__Task instructions__
Please write out the lines of the data exactly, beginning with the first and ending with the line containing "(0,0) rectangle (1015,541);"; leave the pictures behind.

◆ ◆ ◆ ◆ ◆ ◆ ◆

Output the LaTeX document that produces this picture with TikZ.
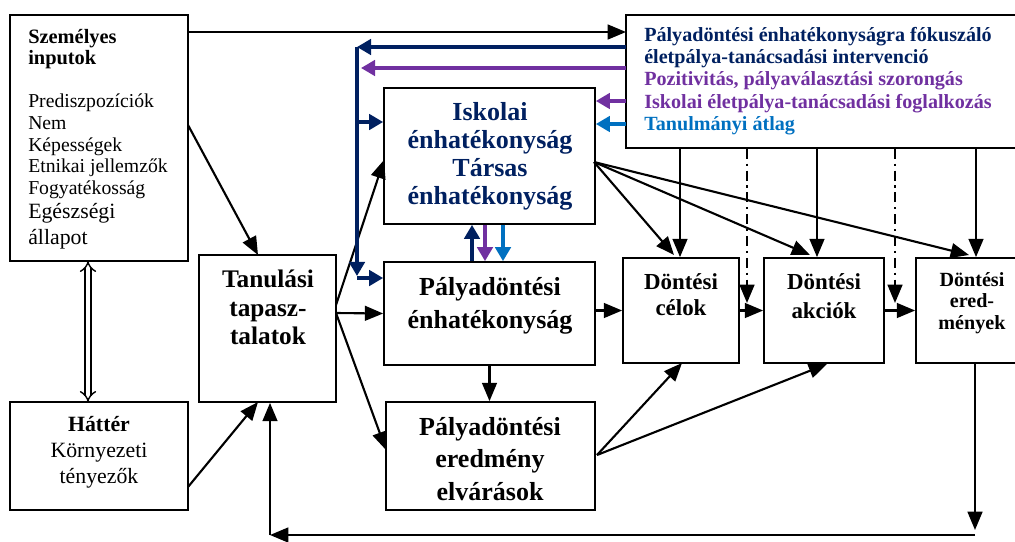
\documentclass[tikz,border=0pt]{standalone}
\usepackage{fontspec}
\setmainfont{Liberation Serif}
\usetikzlibrary{arrows.meta,positioning}
\definecolor{intnavy}{RGB}{0,32,96}
\definecolor{intpurple}{RGB}{112,48,160}
\definecolor{intblue}{RGB}{0,112,192}
\tikzset{
  box/.style={draw,line width=1.2pt,inner sep=0pt},
  txt/.style={inner sep=0pt,align=center},
  arr/.style={line width=1.5pt,-{Triangle[length=13pt,width=10.5pt]}},
  colarr/.style={line width=2.4pt,-{Triangle[length=10pt,width=11pt]}},
  dotarr/.style={line width=1.5pt,dash pattern=on 7pt off 3.5pt on 1.5pt off 3.5pt,-{Triangle[length=13pt,width=10.5pt]}},
  dblarr/.style={double,double distance=3pt,line width=1pt,{Implies}-{Implies}},
}

\begin{document}
\begin{tikzpicture}[x=0.025cm,y=-0.025cm]
\useasboundingbox (0,0) rectangle (1015,541);

% boxes
\node[box,minimum width=4.45cm,minimum height=6.15cm] (pers) at (99,138) {};
\node[box,minimum width=4.45cm,minimum height=2.7cm] (hatter) at (99,456) {};
\node[box,minimum width=3.425cm,minimum height=3.675cm] (tan) at (267.5,328.5) {};
\node[box,minimum width=5.275cm,minimum height=3.4cm] (isk) at (489.5,156) {};
\node[box,minimum width=5.275cm,minimum height=2.575cm] (pds) at (489.5,313.5) {};
\node[box,minimum width=5.225cm,minimum height=2.7cm] (elv) at (490.5,456) {};
\node[box,minimum width=2.9cm,minimum height=2.625cm] (cel) at (681,310.5) {};
\node[box,minimum width=3cm,minimum height=2.625cm] (akc) at (824,310.5) {};
\node[box,minimum width=2.725cm,minimum height=2.625cm] (ered) at (970.5,310.5) {};
\node[box,minimum width=9.975cm,minimum height=3.325cm] (interv) at (825.5,81.5) {};

% texts
\node[txt,anchor=north west,align=left,font=\bfseries\fontsize{14.5}{15.2}\selectfont] (persH) at (28,29) {Személyes\\inputok};
\node[txt,anchor=north west,align=left,font=\fontsize{14}{15.4}\selectfont] (persL) at (28,94) {Prediszpozíciók\\Nem\\Képességek\\Etnikai jellemzők\\Fogyatékosság};
\node[txt,anchor=north west,align=left,font=\fontsize{15.5}{18.4}\selectfont] (persE) at (28,203) {Egészségi\\állapot};
\node[txt,anchor=north,font=\fontsize{15.5}{18.4}\selectfont] (hatterT) at (99,416) {\textbf{Háttér}\\Környezeti\\tényezők};
\node[txt,anchor=north,font=\bfseries\fontsize{18}{20.2}\selectfont] (tanT) at (268,270) {Tanulási\\tapasz-\\talatok};
\node[txt,anchor=north,text=intnavy,font=\bfseries\fontsize{18.5}{20}\selectfont] (iskT) at (490,102) {Iskolai\\énhatékonyság\\Társas\\énhatékonyság};
\node[txt,anchor=north,font=\bfseries\fontsize{18.5}{23.4}\selectfont] (pdsT) at (490,277) {Pályadöntési\\énhatékonyság};
\node[txt,anchor=north,font=\bfseries\fontsize{18.5}{23}\selectfont] (elvT) at (490,417) {Pályadöntési\\eredmény\\elvárások};
\node[txt,anchor=north,font=\bfseries\fontsize{16.3}{19}\selectfont] (celT) at (681,273) {Döntési\\célok};
\node[txt,anchor=north,font=\bfseries\fontsize{16.3}{20.5}\selectfont] (akcT) at (824,273) {Döntési\\akciók};
\node[txt,anchor=north,font=\bfseries\fontsize{14.3}{15.2}\selectfont] (eredT) at (972,272) {Döntési\\ered-\\mények};
\node[txt,anchor=north west,align=left,font=\bfseries\fontsize{14.3}{15.8}\selectfont] (intT) at (644,27)
  {\textcolor{intnavy}{Pályadöntési énhatékonyságra fókuszáló}\\
   \textcolor{intnavy}{életpálya-tanácsadási intervenció}\\
   \textcolor{intpurple}{Pozitivitás, pályaválasztási szorongás}\\
   \textcolor{intpurple}{Iskolai életpálya-tanácsadási foglalkozás}\\
   \textcolor{intblue}{Tanulmányi átlag}};

% connector ends
\coordinate (pA) at (188,32);
\coordinate (iA) at (626,32);
\coordinate (pB) at (188,125);
\coordinate (tB) at (258,255);
\coordinate (hA) at (188,487);
\coordinate (tC) at (258,402);
\coordinate (pD) at (88,261);
\coordinate (hD) at (88,402);
\coordinate (tR1) at (336,305);
\coordinate (tR2) at (336,313);
\coordinate (iL) at (384,160);
\coordinate (eL) at (386,450);
\coordinate (eR) at (597,455);
\coordinate (cB) at (682,363);
\coordinate (aB) at (827,364);
\coordinate (iR) at (594,162);
\coordinate (dd1) at (747,303);
\coordinate (dd2) at (895,303);
\coordinate (lR) at (975,530);
\coordinate (lR2) at (975,535);
\coordinate (lL) at (270,535);

% black connectors
\draw[arr] (pA) -- (iA);
\draw[arr] (pB) -- (tB);
\draw[arr] (hA) -- (tC);
\draw[dblarr] (pD) -- (hD);
\draw[arr] (tR1) -- (iL);
\draw[arr] (tR2) -- (pds.west);
\draw[arr] (tR2) -- (eL);
\draw[arr] (pds.east |- cel.west) -- (cel.west);
\draw[arr] (pds.south) -- (pds.south |- elv.north);
\draw[arr] (eR) -- (cB);
\draw[arr] (eR) -- (aB);
\draw[arr] (cel.east) -- (akc.west);
\draw[arr] (akc.east) -- (ered.west);
\draw[arr] (680,0 |- interv.south) -- (680,0 |- cel.north);
\draw[arr] (817,0 |- interv.south) -- (817,0 |- akc.north);
\draw[arr] (976,0 |- interv.south) -- (976,0 |- ered.north);
\draw[dotarr] (747,0 |- interv.south) -- (dd1);
\draw[dotarr] (895,0 |- interv.south) -- (dd2);
\draw[arr] (iR) -- (674,255);
\draw[arr] (iR) -- (810,255);
\draw[arr] (iR) -- (969,255);
\draw[arr] (975,0 |- ered.south) -- (lR);
\draw[arr] (lR2) -- (lL);
\draw[arr] (lL) -- (270,0 |- tan.south);

% coloured connectors
\coordinate (vTop) at (357,47);
\coordinate (vBot) at (357,276);
\coordinate (vI) at (357,122);
\coordinate (vP) at (357,278);
\coordinate (iN) at (626,47);
\coordinate (iP1) at (626,68);
\coordinate (vP1) at (361,68);
\coordinate (iP2) at (626,101);
\coordinate (iB) at (626,124);
\draw[colarr,intnavy] (iN) -- (vTop);
\draw[colarr,intnavy] (vTop) -- (vBot);
\draw[colarr,intnavy] (vI) -- (vI -| isk.west);
\draw[colarr,intnavy] (vP) -- (vP -| pds.west);
\draw[colarr,intpurple] (iP1) -- (vP1);
\draw[colarr,intpurple] (iP2) -- (iP2 -| isk.east);
\draw[colarr,intblue] (iB) -- (iB -| isk.east);
\draw[colarr,intnavy] (472,0 |- pds.north) -- (472,0 |- isk.south);
\draw[colarr,intpurple] (485,0 |- isk.south) -- (485,0 |- pds.north);
\draw[colarr,intblue] (503,0 |- isk.south) -- (503,0 |- pds.north);
\end{tikzpicture}
\end{document}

◆ ◆ ◆ ◆ ◆ ◆ ◆

__Final result__
Output the LaTeX document that produces this picture with TikZ.
\documentclass[tikz,border=0pt]{standalone}
\usepackage{fontspec}
\setmainfont{Liberation Serif}
\usetikzlibrary{arrows.meta,positioning}
\definecolor{intnavy}{RGB}{0,32,96}
\definecolor{intpurple}{RGB}{112,48,160}
\definecolor{intblue}{RGB}{0,112,192}
\tikzset{
  box/.style={draw,line width=1.2pt,inner sep=0pt},
  txt/.style={inner sep=0pt,align=center},
  arr/.style={line width=1.5pt,-{Triangle[length=13pt,width=10.5pt]}},
  colarr/.style={line width=2.4pt,-{Triangle[length=10pt,width=11pt]}},
  dotarr/.style={line width=1.5pt,dash pattern=on 7pt off 3.5pt on 1.5pt off 3.5pt,-{Triangle[length=13pt,width=10.5pt]}},
  dblarr/.style={double,double distance=3pt,line width=1pt,{Implies}-{Implies}},
}

\begin{document}
\begin{tikzpicture}[x=0.025cm,y=-0.025cm]
\useasboundingbox (0,0) rectangle (1015,541);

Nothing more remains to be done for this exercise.